**What is required:**
Pictures stay out of this copy, which runs from the first line of the material through the line containing "const xTicks = [20, 40, 60];".

**Given data:**
####
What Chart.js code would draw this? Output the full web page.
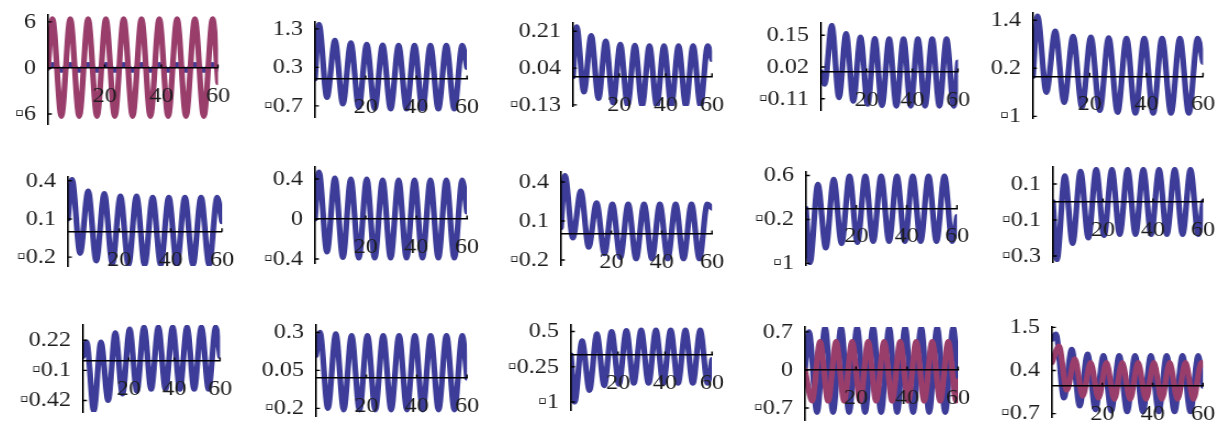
<!DOCTYPE html>
<html>
<head>
<meta charset="utf-8">
<script src="https://cdn.jsdelivr.net/npm/chart.js@4.4.1/dist/chart.umd.min.js"></script>
<style>
  html, body { margin: 0; padding: 0; background: #fff; }
  body { width: 1222px; height: 428px; overflow: hidden; position: relative; }
  .panel { position: absolute; transform-origin: 0 0; }
  .panel canvas { display: block; }
</style>
</head>
<body>
<script>
// Sample times: start, the successive extrema of the oscillation, end.
const tExt = [0, 1.57, 4.71, 7.85, 11.0, 14.14, 17.28, 20.42, 23.56, 26.7, 29.85,
              32.99, 36.13, 39.27, 42.41, 45.55, 48.69, 51.84, 54.98, 58.12, 60];
// Extrema times of the lagging (purple) traces.
const tLag = [0, 2.77, 5.91, 9.05, 12.2, 15.34, 18.48, 21.62, 24.76, 27.9, 31.05,
              34.19, 37.33, 40.47, 43.61, 46.75, 49.89, 53.04, 56.18, 59.32, 60];

const xTicks = [20, 40, 60];

// Panel values at the sample times.
const p1Red  = [0, 6.4,-6.3, 6.4,-6.3, 6.4,-6.3, 6.4,-6.3, 6.4,-6.3, 6.4,-6.3, 6.4,-6.3, 6.4,-6.3, 6.4,-6.3, 6.4, -1.9];
const p1Blue = [0, 0.45,-0.3, 0.45,-0.3, 0.45,-0.3, 0.45,-0.3, 0.45,-0.3, 0.45,-0.3, 0.45,-0.3, 0.45,-0.3, 0.45,-0.3, 0.45, -0.1];
const p2Blue = [0, 1.42,-0.48, 1.0,-0.65, 0.94,-0.74, 0.9,-0.77, 0.88,-0.78, 0.87,-0.78, 0.87,-0.78, 0.87,-0.78, 0.87,-0.78, 0.87, 0.3];
const p3Blue = [0, 0.23,-0.07, 0.19,-0.10, 0.165,-0.12, 0.15,-0.13, 0.145,-0.132, 0.142,-0.132, 0.142,-0.132, 0.142,-0.132, 0.142,-0.132, 0.142, 0.08];
const p4Blue = [0, -0.05,0.19, -0.105,0.157, -0.12,0.142, -0.132,0.136, -0.138,0.135, -0.14,0.135, -0.14,0.135, -0.14,0.135, -0.14,0.135, -0.14, 0.04];
const p5Blue = [0, 1.5,-0.4, 1.13,-0.65, 1.0,-0.77, 0.98,-0.85, 0.96,-0.9, 0.95,-0.92, 0.95,-0.92, 0.95,-0.92, 0.95,-0.92, 0.95, 0.35];
const p6Blue = [0.1, 0.41,-0.17, 0.32,-0.23, 0.30,-0.25, 0.28,-0.26, 0.28,-0.26, 0.27,-0.26, 0.27,-0.26, 0.27,-0.26, 0.27,-0.26, 0.27, 0.08];
const p7Blue = [0, 0.47,-0.33, 0.41,-0.385, 0.40,-0.39, 0.40,-0.39, 0.39,-0.39, 0.39,-0.39, 0.39,-0.39, 0.39,-0.39, 0.39,-0.39, 0.39, 0.07];
const p8Blue = [0.05, 0.45,-0.03, 0.33,-0.10, 0.24,-0.15, 0.23,-0.18, 0.23,-0.19, 0.23,-0.19, 0.23,-0.19, 0.23,-0.19, 0.23,-0.19, 0.23, 0.2];
const p9Blue = [0, -0.99,0.44, -0.72,0.53, -0.64,0.59, -0.62,0.59, -0.6,0.59, -0.6,0.59, -0.6,0.59, -0.6,0.59, -0.6,0.59, -0.6, -0.15];
const p10Blue = [0, -0.32,0.145, -0.23,0.17, -0.2,0.18, -0.185,0.18, -0.18,0.18, -0.18,0.18, -0.18,0.18, -0.18,0.18, -0.18,0.18, -0.18, 0.0];
const p11Blue = [0.05, 0.2,-0.53, 0.2,-0.42, 0.3,-0.35, 0.34,-0.32, 0.36,-0.3, 0.36,-0.3, 0.36,-0.3, 0.36,-0.3, 0.36,-0.3, 0.36, 0.05];
const p12Blue = [0.15, 0.3,-0.2, 0.29,-0.21, 0.28,-0.21, 0.28,-0.21, 0.28,-0.21, 0.28,-0.21, 0.28,-0.21, 0.28,-0.21, 0.28,-0.21, 0.28, 0.0];
const p13Blue = [0, -1.0,0.3, -0.75,0.45, -0.65,0.5, -0.62,0.52, -0.6,0.53, -0.6,0.53, -0.6,0.53, -0.6,0.53, -0.6,0.53, -0.6, -0.1];
const p14Blue = [0, 0.7,-0.78, 0.78,-0.78, 0.78,-0.78, 0.78,-0.78, 0.78,-0.78, 0.78,-0.78, 0.78,-0.78, 0.78,-0.78, 0.78,-0.78, 0.78, -0.2];
const p14Red  = [0, -0.57,0.52, -0.57,0.52, -0.57,0.52, -0.57,0.52, -0.57,0.52, -0.57,0.52, -0.57,0.52, -0.57,0.52, -0.57,0.52, -0.57, -0.2];
const p15Blue = [1.2, 1.33,-0.3, 0.94,-0.5, 0.82,-0.6, 0.78,-0.63, 0.78,-0.65, 0.78,-0.65, 0.78,-0.65, 0.78,-0.65, 0.78,-0.65, 0.78, 0.0];
const p15Red  = [0.6, 1.02,-0.1, 0.7,-0.25, 0.6,-0.3, 0.6,-0.33, 0.6,-0.33, 0.6,-0.33, 0.6,-0.33, 0.6,-0.33, 0.6,-0.33, 0.6, 0.55];

// Vertical tick values of each panel.
const p1Ticks = [-6, 0, 6];
const p2Ticks = [-0.7, 0.3, 1.3];
const p3Ticks = [-0.13, 0.04, 0.21];
const p4Ticks = [-0.11, 0.02, 0.15];
const p5Ticks = [-1, 0.2, 1.4];
const p6Ticks = [-0.2, 0.1, 0.4];
const p7Ticks = [-0.4, 0, 0.4];
const p8Ticks = [-0.2, 0.1, 0.4];
const p9Ticks = [-1, -0.2, 0.6];
const p10Ticks = [-0.3, -0.1, 0.1];
const p11Ticks = [-0.42, -0.1, 0.22];
const p12Ticks = [-0.2, 0.05, 0.3];
const p13Ticks = [-1, -0.25, 0.5];
const p14Ticks = [-0.7, 0, 0.7];
const p15Ticks = [-0.7, 0.4, 1.5];

const BLUE = '#3d3d99';
const PURPLE = '#993d6b';
const TEXT = '#1c1c1c';
const SX = 1.1;   // horizontal stretch of every panel
const MARGIN = 30; // room around each plot frame for labels

// Panel frames: y-axis x, x=60 x, top, bottom (page pixels) and value range.
const panels = [
  { ax: 48,   ex: 218,  ty: 15,  by: 124, ymin: -7.3,   ymax: 6.9,   ticks: p1Ticks,  series: [[tExt, p1Red, PURPLE], [tExt, p1Blue, BLUE]] },
  { ax: 315,  ex: 467,  ty: 22,  by: 117, ymin: -0.99,  ymax: 1.48,  ticks: p2Ticks,  series: [[tExt, p2Blue, BLUE]] },
  { ax: 573,  ex: 712,  ty: 23,  by: 106, ymin: -0.135, ymax: 0.248, ticks: p3Ticks,  series: [[tExt, p3Blue, BLUE]] },
  { ax: 821,  ex: 958,  ty: 23,  by: 110, ymin: -0.156, ymax: 0.20,  ticks: p4Ticks,  series: [[tExt, p4Blue, BLUE]] },
  { ax: 1033, ex: 1203, ty: 13,  by: 118, ymin: -1.04,  ymax: 1.58,  ticks: p5Ticks,  series: [[tExt, p5Blue, BLUE]] },
  { ax: 68,   ex: 222,  ty: 177, by: 266, ymin: -0.27,  ymax: 0.43,  ticks: p6Ticks,  series: [[tExt, p6Blue, BLUE]] },
  { ax: 315,  ex: 467,  ty: 167, by: 263, ymin: -0.44,  ymax: 0.52,  ticks: p7Ticks,  series: [[tExt, p7Blue, BLUE]] },
  { ax: 561,  ex: 712,  ty: 172, by: 265, ymin: -0.238, ymax: 0.477, ticks: p8Ticks,  series: [[tExt, p8Blue, BLUE]] },
  { ax: 806,  ex: 957,  ty: 172, by: 265, ymin: -1.03,  ymax: 0.665, ticks: p9Ticks,  series: [[tExt, p9Blue, BLUE]] },
  { ax: 1053, ex: 1203, ty: 167, by: 262, ymin: -0.333, ymax: 0.194, ticks: p10Ticks, series: [[tExt, p10Blue, BLUE]] },
  { ax: 83,   ex: 220,  ty: 325, by: 412, ymin: -0.543, ymax: 0.383, ticks: p11Ticks, series: [[tExt, p11Blue, BLUE]] },
  { ax: 316,  ex: 467,  ty: 325, by: 416, ymin: -0.25,  ymax: 0.349, ticks: p12Ticks, series: [[tExt, p12Blue, BLUE]] },
  { ax: 571,  ex: 712,  ty: 325, by: 410, ymin: -1.17,  ymax: 0.64,  ticks: p13Ticks, series: [[tExt, p13Blue, BLUE]] },
  { ax: 805,  ex: 958,  ty: 327, by: 420, ymin: -0.92,  ymax: 0.79,  ticks: p14Ticks, series: [[tLag, p14Red, PURPLE], [tExt, p14Blue, BLUE]] },
  { ax: 1052, ex: 1203, ty: 327, by: 417, ymin: -0.785, ymax: 1.51,  ticks: p15Ticks, series: [[tLag, p15Red, PURPLE], [tExt, p15Blue, BLUE]] }
];

const FONT = { family: '"Liberation Serif", "Times New Roman", serif', size: 22 };

// Negative labels carry a small box in place of the minus sign.
function tickText(v) {
  const s = String(Math.abs(v));
  return v < 0 ? '\u25AB' + s : s;
}

// Short inward tick marks on both axes.
const innerTicks = {
  id: 'innerTicks',
  afterDraw(chart) {
    const { ctx, scales: { x, y } } = chart;
    const x0 = x.getPixelForValue(0);
    const y0 = y.getPixelForValue(0);
    ctx.save();
    ctx.strokeStyle = '#000';
    ctx.lineWidth = 1.4;
    ctx.beginPath();
    y.ticks.forEach(t => {
      const py = y.getPixelForValue(t.value);
      ctx.moveTo(x0, py); ctx.lineTo(x0 + 3.5, py);
    });
    x.ticks.forEach(t => {
      const px = x.getPixelForValue(t.value);
      ctx.moveTo(px, y0); ctx.lineTo(px, y0 - 3.5);
    });
    ctx.stroke();
    ctx.restore();
  }
};

panels.forEach(p => {
  const left = p.ax - 78;
  const top = p.ty - MARGIN;
  const right = p.ex + 32;
  const bottom = p.by + MARGIN;
  const wInt = Math.round((right - left) / SX);
  const hInt = bottom - top;

  const box = document.createElement('div');
  box.className = 'panel';
  box.style.left = left + 'px';
  box.style.top = top + 'px';
  box.style.transform = 'scaleX(' + SX + ')';
  const cv = document.createElement('canvas');
  cv.width = wInt;
  cv.height = hInt;
  cv.style.width = wInt + 'px';
  cv.style.height = hInt + 'px';
  box.appendChild(cv);
  document.body.appendChild(box);

  const yAxisW = (p.ax - left) / SX;
  const padRight = wInt - yAxisW - (p.ex - p.ax) / SX;

  new Chart(cv, {
    type: 'line',
    data: {
      datasets: p.series.map(([ts, vals, color]) => ({
        data: ts.map((t, i) => ({ x: t, y: vals[i] })),
        borderColor: color,
        borderWidth: 5.2,
        pointRadius: 0,
        fill: false,
        cubicInterpolationMode: 'monotone',
        borderJoinStyle: 'round',
        borderCapStyle: 'round'
      }))
    },
    options: {
      responsive: false,
      animation: false,
      events: [],
      devicePixelRatio: 1,
      layout: { padding: { left: 0, top: MARGIN, right: padRight, bottom: MARGIN } },
      plugins: { legend: { display: false }, tooltip: { enabled: false } },
      scales: {
        x: {
          type: 'linear', min: 0, max: 60,
          position: { y: 0 },
          afterBuildTicks: s => { s.ticks = xTicks.map(v => ({ value: v })); },
          ticks: { padding: 15, font: FONT, color: TEXT, maxRotation: 0, autoSkip: false, z: 1,
                   callback: v => String(v) },
          grid: { drawOnChartArea: false, drawTicks: false },
          border: { color: '#000', width: 1.6, z: 1 }
        },
        y: {
          type: 'linear', min: p.ymin, max: p.ymax,
          position: 'left',
          afterBuildTicks: s => { s.ticks = p.ticks.map(v => ({ value: v })); },
          afterFit: s => { s.width = yAxisW; },
          ticks: { padding: 11, font: FONT, color: TEXT, z: 1, callback: v => tickText(v) },
          grid: { drawOnChartArea: false, drawTicks: false },
          border: { color: '#000', width: 1.6, z: 1 }
        }
      }
    },
    plugins: [innerTicks]
  });
});
</script>
</body>
</html>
####
**Output of the exercise:**
What Chart.js code would draw this? Output the full web page.
<!DOCTYPE html>
<html>
<head>
<meta charset="utf-8">
<script src="https://cdn.jsdelivr.net/npm/chart.js@4.4.1/dist/chart.umd.min.js"></script>
<style>
  html, body { margin: 0; padding: 0; background: #fff; }
  body { width: 1222px; height: 428px; overflow: hidden; position: relative; }
  .panel { position: absolute; transform-origin: 0 0; }
  .panel canvas { display: block; }
</style>
</head>
<body>
<script>
// Sample times: start, the successive extrema of the oscillation, end.
const tExt = [0, 1.57, 4.71, 7.85, 11.0, 14.14, 17.28, 20.42, 23.56, 26.7, 29.85,
              32.99, 36.13, 39.27, 42.41, 45.55, 48.69, 51.84, 54.98, 58.12, 60];
// Extrema times of the lagging (purple) traces.
const tLag = [0, 2.77, 5.91, 9.05, 12.2, 15.34, 18.48, 21.62, 24.76, 27.9, 31.05,
              34.19, 37.33, 40.47, 43.61, 46.75, 49.89, 53.04, 56.18, 59.32, 60];

const xTicks = [20, 40, 60];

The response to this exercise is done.